**REQUIREMENTS:** Draw out every line with the word "this" from the listing below.

Collected data:
□ □ □
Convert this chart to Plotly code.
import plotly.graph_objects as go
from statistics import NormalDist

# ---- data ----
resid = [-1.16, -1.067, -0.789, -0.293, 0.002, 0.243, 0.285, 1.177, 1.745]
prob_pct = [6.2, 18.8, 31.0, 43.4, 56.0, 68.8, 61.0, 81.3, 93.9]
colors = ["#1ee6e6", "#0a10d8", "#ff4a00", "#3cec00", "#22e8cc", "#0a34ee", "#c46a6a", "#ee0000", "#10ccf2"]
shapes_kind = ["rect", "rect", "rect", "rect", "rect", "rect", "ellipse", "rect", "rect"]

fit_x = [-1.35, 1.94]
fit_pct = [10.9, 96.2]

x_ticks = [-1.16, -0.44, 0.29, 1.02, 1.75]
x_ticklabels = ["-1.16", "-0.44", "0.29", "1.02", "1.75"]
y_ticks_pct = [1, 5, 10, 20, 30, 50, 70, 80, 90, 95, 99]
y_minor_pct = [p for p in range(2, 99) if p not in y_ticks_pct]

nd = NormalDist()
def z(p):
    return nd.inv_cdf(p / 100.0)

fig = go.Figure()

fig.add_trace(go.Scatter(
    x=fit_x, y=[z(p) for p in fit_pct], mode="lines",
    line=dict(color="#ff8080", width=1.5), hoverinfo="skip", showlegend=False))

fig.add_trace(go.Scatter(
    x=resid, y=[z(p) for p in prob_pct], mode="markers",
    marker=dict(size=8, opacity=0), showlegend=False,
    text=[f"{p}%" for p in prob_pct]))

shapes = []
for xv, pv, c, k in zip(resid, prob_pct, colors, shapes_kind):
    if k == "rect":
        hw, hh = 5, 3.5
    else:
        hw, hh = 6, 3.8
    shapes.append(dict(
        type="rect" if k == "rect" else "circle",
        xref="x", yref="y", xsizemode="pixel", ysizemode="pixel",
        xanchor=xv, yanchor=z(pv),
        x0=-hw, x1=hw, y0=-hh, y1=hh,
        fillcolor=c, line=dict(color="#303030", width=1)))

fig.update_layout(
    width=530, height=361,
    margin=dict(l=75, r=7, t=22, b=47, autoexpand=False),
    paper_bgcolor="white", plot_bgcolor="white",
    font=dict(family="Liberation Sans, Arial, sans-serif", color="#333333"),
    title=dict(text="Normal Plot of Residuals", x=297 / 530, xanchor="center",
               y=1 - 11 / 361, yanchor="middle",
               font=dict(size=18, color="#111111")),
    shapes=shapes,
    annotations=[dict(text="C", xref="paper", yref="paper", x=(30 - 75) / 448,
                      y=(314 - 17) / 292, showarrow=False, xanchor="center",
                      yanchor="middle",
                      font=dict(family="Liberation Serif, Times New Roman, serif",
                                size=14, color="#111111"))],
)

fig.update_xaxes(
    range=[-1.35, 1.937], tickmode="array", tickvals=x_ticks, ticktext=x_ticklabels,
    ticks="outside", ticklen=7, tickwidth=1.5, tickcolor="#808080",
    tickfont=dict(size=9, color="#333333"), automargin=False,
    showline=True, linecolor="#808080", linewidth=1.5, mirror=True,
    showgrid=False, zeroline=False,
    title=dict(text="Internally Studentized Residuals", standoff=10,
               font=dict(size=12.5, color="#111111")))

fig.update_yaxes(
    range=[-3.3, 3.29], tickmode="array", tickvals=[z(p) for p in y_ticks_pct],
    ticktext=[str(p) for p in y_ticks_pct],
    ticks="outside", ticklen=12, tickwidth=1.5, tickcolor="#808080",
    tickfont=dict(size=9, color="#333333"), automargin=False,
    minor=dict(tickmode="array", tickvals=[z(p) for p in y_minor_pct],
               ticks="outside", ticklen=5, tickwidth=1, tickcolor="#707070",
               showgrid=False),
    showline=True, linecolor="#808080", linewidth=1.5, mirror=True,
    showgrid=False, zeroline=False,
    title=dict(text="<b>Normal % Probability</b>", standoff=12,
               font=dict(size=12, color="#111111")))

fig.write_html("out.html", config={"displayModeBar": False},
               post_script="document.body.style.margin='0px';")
□ □ □
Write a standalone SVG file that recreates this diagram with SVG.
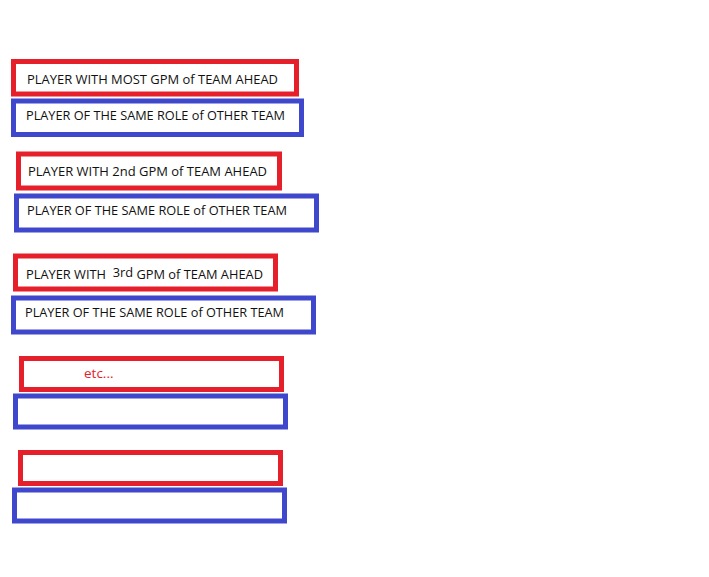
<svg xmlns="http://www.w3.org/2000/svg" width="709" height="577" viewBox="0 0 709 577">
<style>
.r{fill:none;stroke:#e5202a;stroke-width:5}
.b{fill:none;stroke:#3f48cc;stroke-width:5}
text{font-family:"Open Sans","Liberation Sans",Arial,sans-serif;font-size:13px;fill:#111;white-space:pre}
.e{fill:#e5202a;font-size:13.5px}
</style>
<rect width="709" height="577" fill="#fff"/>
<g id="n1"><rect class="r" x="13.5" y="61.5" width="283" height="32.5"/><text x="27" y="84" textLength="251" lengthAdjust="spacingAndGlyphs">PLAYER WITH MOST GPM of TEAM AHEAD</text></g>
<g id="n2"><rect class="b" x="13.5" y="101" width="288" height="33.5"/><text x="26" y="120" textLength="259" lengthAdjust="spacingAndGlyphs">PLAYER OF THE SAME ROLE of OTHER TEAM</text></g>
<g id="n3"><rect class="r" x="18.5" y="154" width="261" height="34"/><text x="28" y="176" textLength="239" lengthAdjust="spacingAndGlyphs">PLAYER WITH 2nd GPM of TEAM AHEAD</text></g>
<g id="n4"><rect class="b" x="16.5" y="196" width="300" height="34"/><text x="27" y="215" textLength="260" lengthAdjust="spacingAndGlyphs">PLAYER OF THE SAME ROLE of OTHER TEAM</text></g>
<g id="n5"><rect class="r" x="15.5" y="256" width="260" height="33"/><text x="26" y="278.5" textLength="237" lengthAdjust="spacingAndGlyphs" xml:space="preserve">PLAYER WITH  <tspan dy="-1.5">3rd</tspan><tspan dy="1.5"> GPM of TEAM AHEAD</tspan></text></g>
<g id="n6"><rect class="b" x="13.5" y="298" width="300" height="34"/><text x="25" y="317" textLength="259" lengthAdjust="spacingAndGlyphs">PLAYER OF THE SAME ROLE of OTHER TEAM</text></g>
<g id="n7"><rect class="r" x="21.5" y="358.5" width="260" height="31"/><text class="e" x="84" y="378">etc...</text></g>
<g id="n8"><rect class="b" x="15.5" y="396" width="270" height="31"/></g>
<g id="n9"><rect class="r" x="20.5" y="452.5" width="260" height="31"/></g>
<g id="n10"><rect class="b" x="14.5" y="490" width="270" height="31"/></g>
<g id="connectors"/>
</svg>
□ □ □
**IN RESPONSE:**
Convert this chart to Plotly code.
Write a standalone SVG file that recreates this diagram with SVG.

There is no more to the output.